As noted in the previous chapters, Python's for loop works with collections. When working with materialized collections such as tuples, lists, maps, and sets, the for loop involves the explicit management of states. While this strays from purely functional programming, it reflects a necessary optimization for Python. If we assume that state management is localized to an iterator object that's created as a part of the for statement evaluation, we can leverage this feature without straying too far from pure, functional programming. If, for example, we use the for loop variable outside the indented body of the loop, we've strayed from purely functional programming by leveraging this state control variable.

We'll return to this in Chapter 6, Recursions and Reductions. It's an important topic, and we'll just scratch the surface here with a quick example of working with generators.

One common application of for loop iterable processing is the unwrap(process(wrap(iterable))) design pattern. A wrap() function will first transform each item of an iterable into a two-tuple with a derived sort key and the original item.

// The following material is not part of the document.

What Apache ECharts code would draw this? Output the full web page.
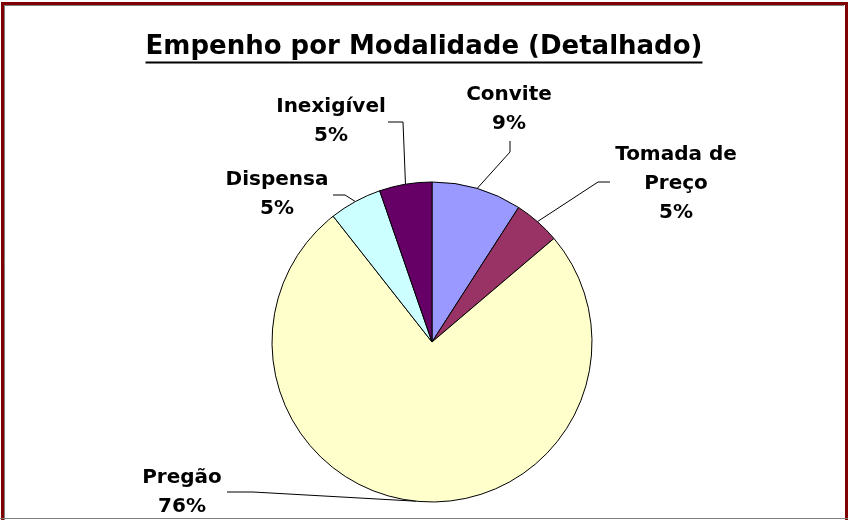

We can then process these two-tuple items as a single, wrapped value. Finally, we'll use an unwrap() function to discard the value used to wrap, which recovers the original item.

This happens so often in a functional context that two functions are used heavily for this; they are the following:

fst = lambda x: x[0] 
snd = lambda x: x[1] 

These two functions pick the first and second values from a two-tuple, and both are handy for the process() and unwrap() functions.

Another common pattern is wrap3(wrap2(wrap1())). In this case, we're starting with simple tuples and then wrapping them with additional results to build up larger and more complex tuples. A common variation on this theme builds new, more complex namedtuple instances from source objects. We can summarize both of these as the Accretion design pattern—an item that accretes derived values.

As an example, consider using the accretion pattern to work with a simple sequence of latitude and longitude values. The first step will convert the simple point represented as a (lat, lon) pair on a path into pairs of legs (begin, end). Each pair in the result will be represented as ((lat, lon), (lat, lon)). The value of fst(item) is the starting position; the value of snd(item) is the ending position for each value of each item in the collection.

In the next sections, we'll show you how to create a generator function that will iterate over the content of a file. This iterable will contain the raw input data that we will process. 

Once we have the raw data, later sections will show how to decorate each leg with the haversine distance along the leg. The final result of a wrap(wrap(iterable())) design will be a sequence of three tuples—((lat, lon), (lat, lon), distance). We can then analyze the results for the longest and shortest distance, bounding rectangle, and other summaries.